The Adolphus William Copper Smelter and Dee Township has the potential to reveal important information about Queensland's history including a better understanding of early copper smelting practices in central Queensland, and aspects of life on and around a 19th-century copper smelter site. Mining and associated industries such as smelting had a major role in stimulating the development of local, regional and state economies and underpinning the growth of central Queensland. For most of the period 1860s - 1890s, central Queensland was the predominant copper producing area of the State.

The Adolphus William Smelter and Dee Township is a rare surviving example of a copper smelter and township complex from the early phase of copper mining in central Queensland, one of the most intact examples of its type, and is representative of copper smelting practice in central Queensland during this period.

The reverberatory furnace was the predominant copper smelter technology in use in Queensland and Australia until the 1890s and the central Queensland region featured by far the greatest number of smelters of this type. The Adolphus William is one of only three reverberatory furnace smelter sites that survive with some degree of integrity in central Queensland and from this period - the others being the remains of Flanagan's Smelter at Kariboe Creek, southeast of Biloela, and Mount Orange Smelter southwest of Mackay. The Adolphus William survives with a degree of intactness and integrity not evident at these other locations, as, unlike other remnant smelter sites in central and southern Queensland it was not reopened or reused following closure. Archaeological investigations of the Adolphus William will provide the opportunity to examine this influential smelting technology through the application of archaeological techniques to the remaining structures and archaeological deposits, and a rare opportunity to illuminate aspects of local adaptation of copper smelting technologies in Queensland through further analysis of the archaeological remains.
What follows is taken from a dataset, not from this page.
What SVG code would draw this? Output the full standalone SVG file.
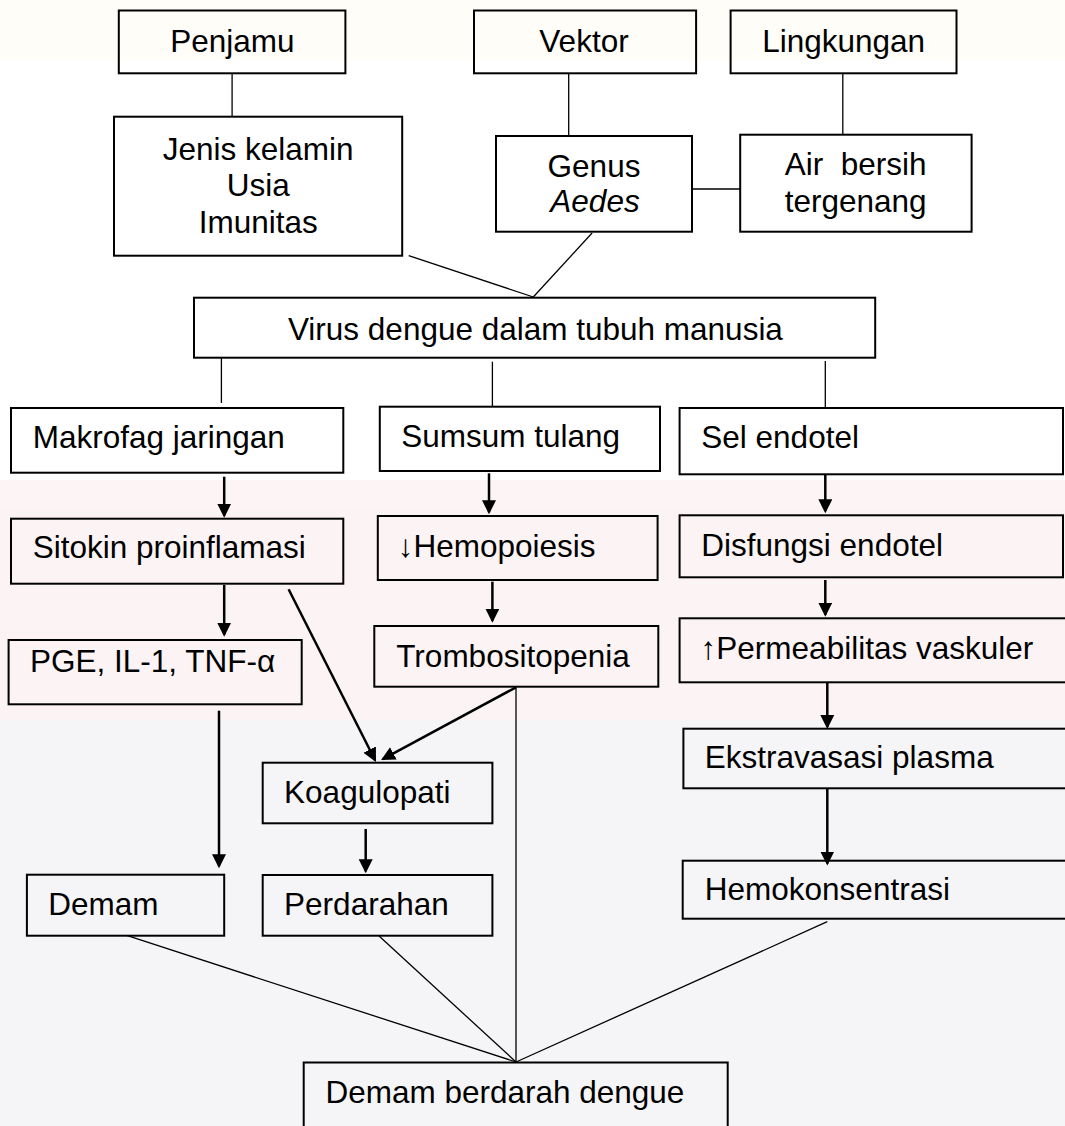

The Adolphus William Copper Smelter and Dee Township complex is the only known smelter and township complex from this period in central Queensland's copper mining history where an associated abandoned township survives with researchable archaeological integrity and potential. The Dee Township has obvious surface remains and reasonable integrity translating to good archaeological research potential. The Dee Township exhibits the primary characteristics of a number of mining fields of the 19th century where a specific township site was developed due to the presence of a mine, but was then quickly abandoned once the mine closed. Archaeological investigations within the Dee Township may reveal important insights into life on an early mining and smelting operation which is otherwise unobtainable at other sites of this type or is otherwise undocumented. Excavations on and around the several relatively intact living floors, the town bakery and indeterminate cobble path or foundation area at the lower end of the town has potential to provide more reliable dates of occupation and archaeological artefacts that provide a better picture of life in remote mining settlements of this type.